>> START

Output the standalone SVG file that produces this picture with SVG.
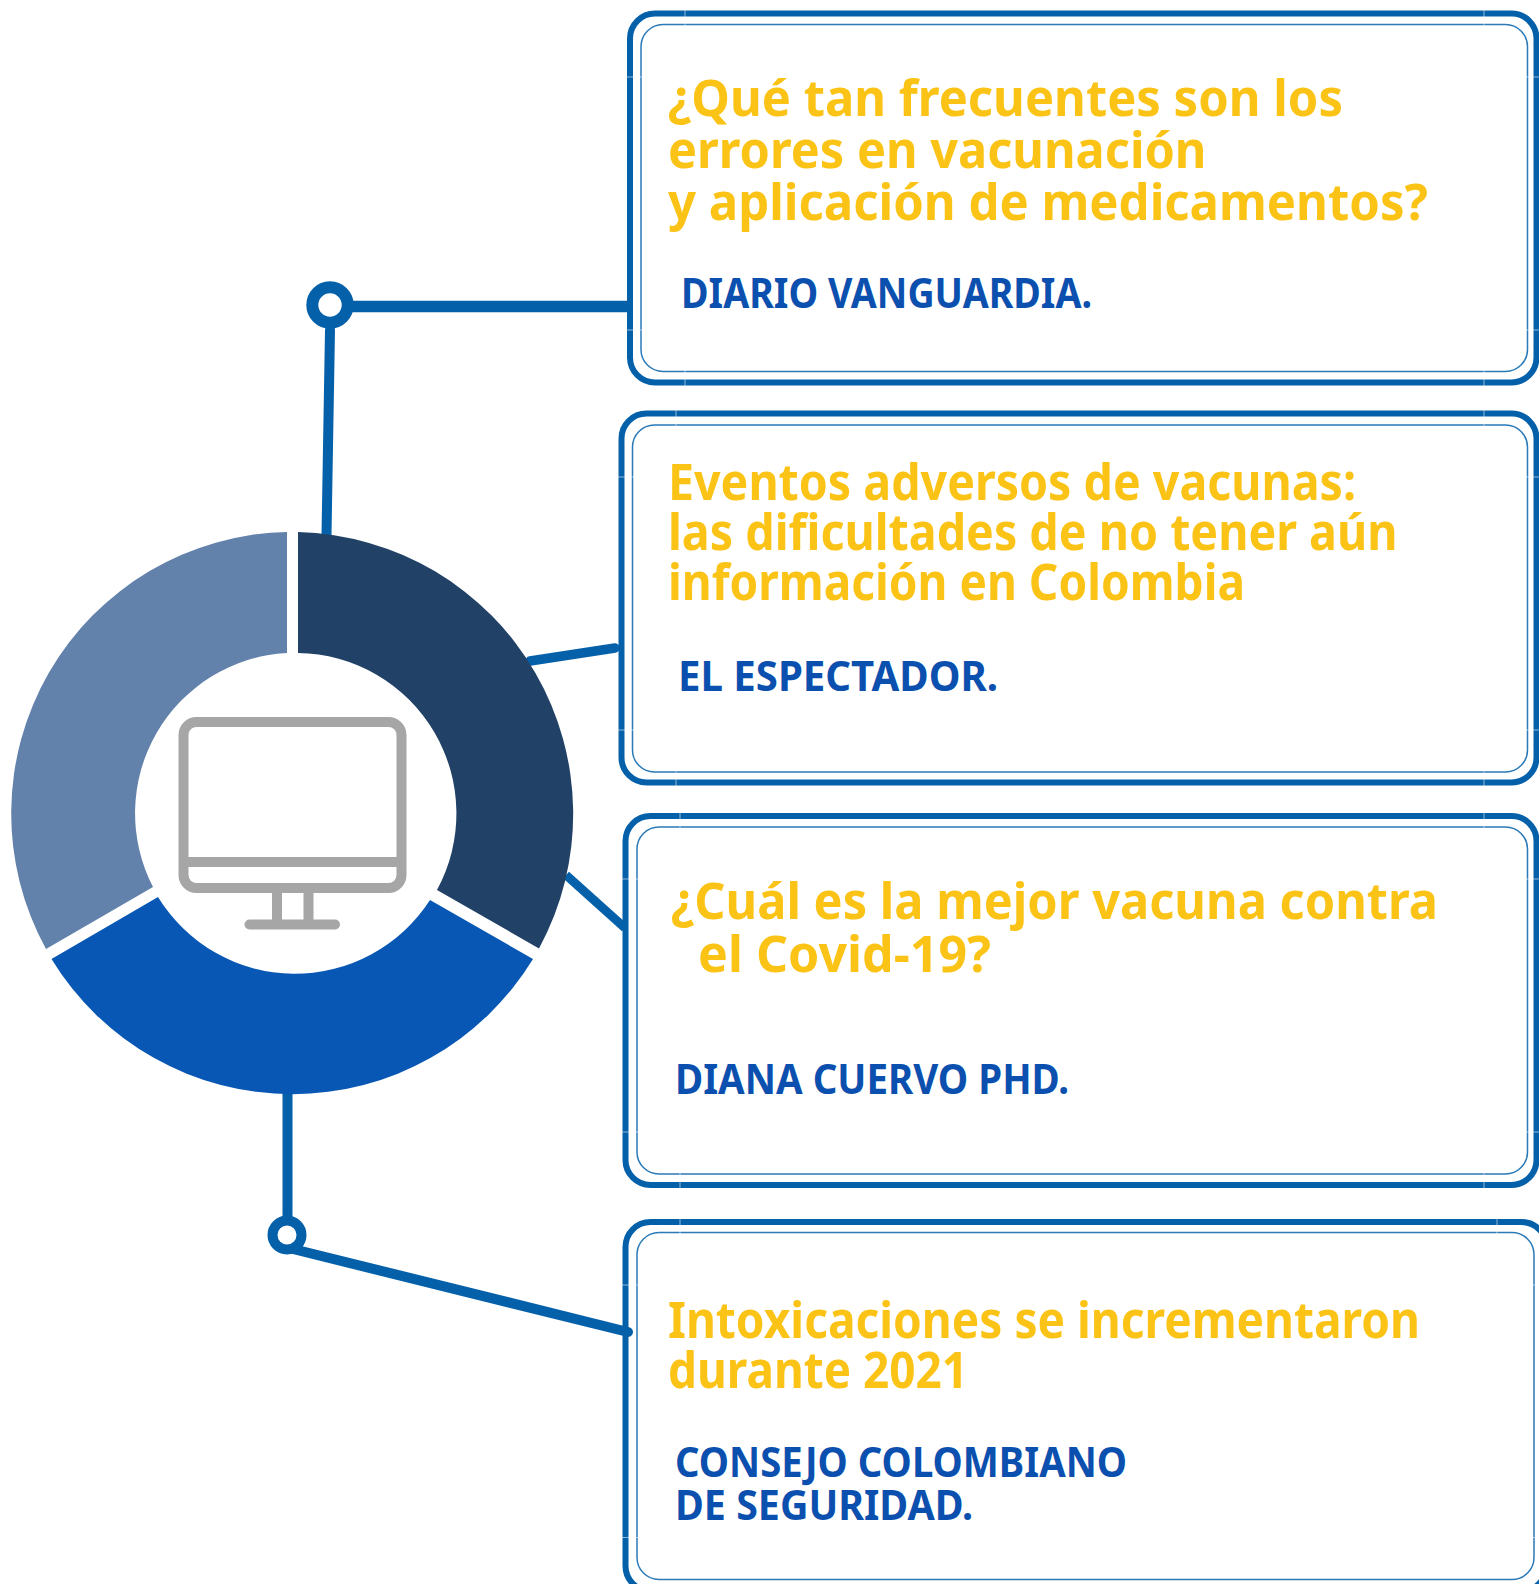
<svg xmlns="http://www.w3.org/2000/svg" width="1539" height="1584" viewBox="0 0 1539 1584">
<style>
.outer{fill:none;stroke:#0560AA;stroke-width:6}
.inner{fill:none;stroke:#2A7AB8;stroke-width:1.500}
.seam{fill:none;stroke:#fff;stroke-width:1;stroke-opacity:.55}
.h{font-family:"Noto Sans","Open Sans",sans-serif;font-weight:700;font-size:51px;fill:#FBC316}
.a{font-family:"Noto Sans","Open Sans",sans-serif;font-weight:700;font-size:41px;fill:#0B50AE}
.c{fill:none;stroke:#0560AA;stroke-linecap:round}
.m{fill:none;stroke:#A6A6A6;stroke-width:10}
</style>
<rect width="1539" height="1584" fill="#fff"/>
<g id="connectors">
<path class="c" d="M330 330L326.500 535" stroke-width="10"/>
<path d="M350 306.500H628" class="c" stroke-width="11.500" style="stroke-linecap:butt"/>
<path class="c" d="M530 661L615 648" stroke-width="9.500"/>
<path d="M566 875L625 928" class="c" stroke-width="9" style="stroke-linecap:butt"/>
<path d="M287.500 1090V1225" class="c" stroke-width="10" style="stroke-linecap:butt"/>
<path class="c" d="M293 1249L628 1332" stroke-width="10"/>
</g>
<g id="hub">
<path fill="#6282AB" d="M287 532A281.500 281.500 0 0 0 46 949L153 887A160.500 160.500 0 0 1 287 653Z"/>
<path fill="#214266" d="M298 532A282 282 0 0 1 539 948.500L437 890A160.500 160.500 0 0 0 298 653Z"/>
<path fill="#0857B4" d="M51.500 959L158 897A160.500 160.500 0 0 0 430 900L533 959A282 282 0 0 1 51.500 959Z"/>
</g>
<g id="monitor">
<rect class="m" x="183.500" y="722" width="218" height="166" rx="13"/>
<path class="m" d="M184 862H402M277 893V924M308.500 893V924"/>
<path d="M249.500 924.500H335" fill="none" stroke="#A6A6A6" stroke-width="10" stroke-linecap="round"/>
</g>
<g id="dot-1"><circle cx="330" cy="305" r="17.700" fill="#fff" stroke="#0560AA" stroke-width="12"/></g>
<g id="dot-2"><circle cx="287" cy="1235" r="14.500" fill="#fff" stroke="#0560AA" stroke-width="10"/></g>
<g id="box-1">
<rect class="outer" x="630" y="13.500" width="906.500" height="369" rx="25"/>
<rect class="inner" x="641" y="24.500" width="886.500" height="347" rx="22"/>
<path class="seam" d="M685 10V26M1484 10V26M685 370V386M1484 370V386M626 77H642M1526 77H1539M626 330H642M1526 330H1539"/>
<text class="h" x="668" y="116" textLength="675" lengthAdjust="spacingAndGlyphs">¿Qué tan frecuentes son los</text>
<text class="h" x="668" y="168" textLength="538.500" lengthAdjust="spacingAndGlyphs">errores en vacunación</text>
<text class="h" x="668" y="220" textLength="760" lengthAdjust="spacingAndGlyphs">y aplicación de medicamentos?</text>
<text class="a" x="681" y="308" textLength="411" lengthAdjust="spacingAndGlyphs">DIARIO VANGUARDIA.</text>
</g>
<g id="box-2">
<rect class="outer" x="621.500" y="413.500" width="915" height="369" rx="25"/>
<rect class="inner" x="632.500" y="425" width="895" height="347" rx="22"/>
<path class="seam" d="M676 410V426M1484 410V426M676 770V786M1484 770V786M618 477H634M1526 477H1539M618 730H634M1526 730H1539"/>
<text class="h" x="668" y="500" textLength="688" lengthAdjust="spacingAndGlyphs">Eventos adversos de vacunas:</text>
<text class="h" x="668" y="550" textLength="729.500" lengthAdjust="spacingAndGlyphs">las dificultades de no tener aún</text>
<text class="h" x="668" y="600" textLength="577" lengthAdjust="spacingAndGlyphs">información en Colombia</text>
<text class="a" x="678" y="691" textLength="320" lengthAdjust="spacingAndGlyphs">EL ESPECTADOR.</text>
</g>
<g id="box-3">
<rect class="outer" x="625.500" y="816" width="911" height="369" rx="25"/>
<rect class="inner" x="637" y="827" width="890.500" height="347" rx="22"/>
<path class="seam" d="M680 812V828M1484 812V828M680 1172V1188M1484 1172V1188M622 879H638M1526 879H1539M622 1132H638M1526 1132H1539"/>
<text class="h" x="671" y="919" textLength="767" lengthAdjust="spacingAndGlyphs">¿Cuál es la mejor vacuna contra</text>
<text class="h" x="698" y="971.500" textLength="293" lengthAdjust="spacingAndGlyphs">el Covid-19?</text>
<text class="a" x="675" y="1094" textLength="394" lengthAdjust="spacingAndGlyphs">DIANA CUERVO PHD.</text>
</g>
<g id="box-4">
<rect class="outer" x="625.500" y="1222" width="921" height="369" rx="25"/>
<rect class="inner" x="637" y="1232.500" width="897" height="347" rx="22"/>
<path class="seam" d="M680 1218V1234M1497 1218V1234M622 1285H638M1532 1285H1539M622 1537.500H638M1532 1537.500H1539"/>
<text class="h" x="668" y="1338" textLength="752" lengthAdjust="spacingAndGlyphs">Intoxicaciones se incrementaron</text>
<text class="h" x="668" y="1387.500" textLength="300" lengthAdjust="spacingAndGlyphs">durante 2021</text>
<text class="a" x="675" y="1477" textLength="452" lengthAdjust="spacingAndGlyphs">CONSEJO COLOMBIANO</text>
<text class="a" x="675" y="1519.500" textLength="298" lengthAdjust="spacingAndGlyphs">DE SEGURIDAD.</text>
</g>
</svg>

>> END

EXERCISE DETAILS
Retype the listing exactly. Pictures do not belong in the copy.

FULL OUTPUT
Output the standalone SVG file that produces this picture with SVG.
<svg xmlns="http://www.w3.org/2000/svg" width="1539" height="1584" viewBox="0 0 1539 1584">
<style>
.outer{fill:none;stroke:#0560AA;stroke-width:6}
.inner{fill:none;stroke:#2A7AB8;stroke-width:1.500}
.seam{fill:none;stroke:#fff;stroke-width:1;stroke-opacity:.55}
.h{font-family:"Noto Sans","Open Sans",sans-serif;font-weight:700;font-size:51px;fill:#FBC316}
.a{font-family:"Noto Sans","Open Sans",sans-serif;font-weight:700;font-size:41px;fill:#0B50AE}
.c{fill:none;stroke:#0560AA;stroke-linecap:round}
.m{fill:none;stroke:#A6A6A6;stroke-width:10}
</style>
<rect width="1539" height="1584" fill="#fff"/>
<g id="connectors">
<path class="c" d="M330 330L326.500 535" stroke-width="10"/>
<path d="M350 306.500H628" class="c" stroke-width="11.500" style="stroke-linecap:butt"/>
<path class="c" d="M530 661L615 648" stroke-width="9.500"/>
<path d="M566 875L625 928" class="c" stroke-width="9" style="stroke-linecap:butt"/>
<path d="M287.500 1090V1225" class="c" stroke-width="10" style="stroke-linecap:butt"/>
<path class="c" d="M293 1249L628 1332" stroke-width="10"/>
</g>
<g id="hub">
<path fill="#6282AB" d="M287 532A281.500 281.500 0 0 0 46 949L153 887A160.500 160.500 0 0 1 287 653Z"/>
<path fill="#214266" d="M298 532A282 282 0 0 1 539 948.500L437 890A160.500 160.500 0 0 0 298 653Z"/>
<path fill="#0857B4" d="M51.500 959L158 897A160.500 160.500 0 0 0 430 900L533 959A282 282 0 0 1 51.500 959Z"/>
</g>
<g id="monitor">
<rect class="m" x="183.500" y="722" width="218" height="166" rx="13"/>
<path class="m" d="M184 862H402M277 893V924M308.500 893V924"/>
<path d="M249.500 924.500H335" fill="none" stroke="#A6A6A6" stroke-width="10" stroke-linecap="round"/>
</g>
<g id="dot-1"><circle cx="330" cy="305" r="17.700" fill="#fff" stroke="#0560AA" stroke-width="12"/></g>
<g id="dot-2"><circle cx="287" cy="1235" r="14.500" fill="#fff" stroke="#0560AA" stroke-width="10"/></g>
<g id="box-1">
<rect class="outer" x="630" y="13.500" width="906.500" height="369" rx="25"/>
<rect class="inner" x="641" y="24.500" width="886.500" height="347" rx="22"/>
<path class="seam" d="M685 10V26M1484 10V26M685 370V386M1484 370V386M626 77H642M1526 77H1539M626 330H642M1526 330H1539"/>
<text class="h" x="668" y="116" textLength="675" lengthAdjust="spacingAndGlyphs">¿Qué tan frecuentes son los</text>
<text class="h" x="668" y="168" textLength="538.500" lengthAdjust="spacingAndGlyphs">errores en vacunación</text>
<text class="h" x="668" y="220" textLength="760" lengthAdjust="spacingAndGlyphs">y aplicación de medicamentos?</text>
<text class="a" x="681" y="308" textLength="411" lengthAdjust="spacingAndGlyphs">DIARIO VANGUARDIA.</text>
</g>
<g id="box-2">
<rect class="outer" x="621.500" y="413.500" width="915" height="369" rx="25"/>
<rect class="inner" x="632.500" y="425" width="895" height="347" rx="22"/>
<path class="seam" d="M676 410V426M1484 410V426M676 770V786M1484 770V786M618 477H634M1526 477H1539M618 730H634M1526 730H1539"/>
<text class="h" x="668" y="500" textLength="688" lengthAdjust="spacingAndGlyphs">Eventos adversos de vacunas:</text>
<text class="h" x="668" y="550" textLength="729.500" lengthAdjust="spacingAndGlyphs">las dificultades de no tener aún</text>
<text class="h" x="668" y="600" textLength="577" lengthAdjust="spacingAndGlyphs">información en Colombia</text>
<text class="a" x="678" y="691" textLength="320" lengthAdjust="spacingAndGlyphs">EL ESPECTADOR.</text>
</g>
<g id="box-3">
<rect class="outer" x="625.500" y="816" width="911" height="369" rx="25"/>
<rect class="inner" x="637" y="827" width="890.500" height="347" rx="22"/>
<path class="seam" d="M680 812V828M1484 812V828M680 1172V1188M1484 1172V1188M622 879H638M1526 879H1539M622 1132H638M1526 1132H1539"/>
<text class="h" x="671" y="919" textLength="767" lengthAdjust="spacingAndGlyphs">¿Cuál es la mejor vacuna contra</text>
<text class="h" x="698" y="971.500" textLength="293" lengthAdjust="spacingAndGlyphs">el Covid-19?</text>
<text class="a" x="675" y="1094" textLength="394" lengthAdjust="spacingAndGlyphs">DIANA CUERVO PHD.</text>
</g>
<g id="box-4">
<rect class="outer" x="625.500" y="1222" width="921" height="369" rx="25"/>
<rect class="inner" x="637" y="1232.500" width="897" height="347" rx="22"/>
<path class="seam" d="M680 1218V1234M1497 1218V1234M622 1285H638M1532 1285H1539M622 1537.500H638M1532 1537.500H1539"/>
<text class="h" x="668" y="1338" textLength="752" lengthAdjust="spacingAndGlyphs">Intoxicaciones se incrementaron</text>
<text class="h" x="668" y="1387.500" textLength="300" lengthAdjust="spacingAndGlyphs">durante 2021</text>
<text class="a" x="675" y="1477" textLength="452" lengthAdjust="spacingAndGlyphs">CONSEJO COLOMBIANO</text>
<text class="a" x="675" y="1519.500" textLength="298" lengthAdjust="spacingAndGlyphs">DE SEGURIDAD.</text>
</g>
</svg>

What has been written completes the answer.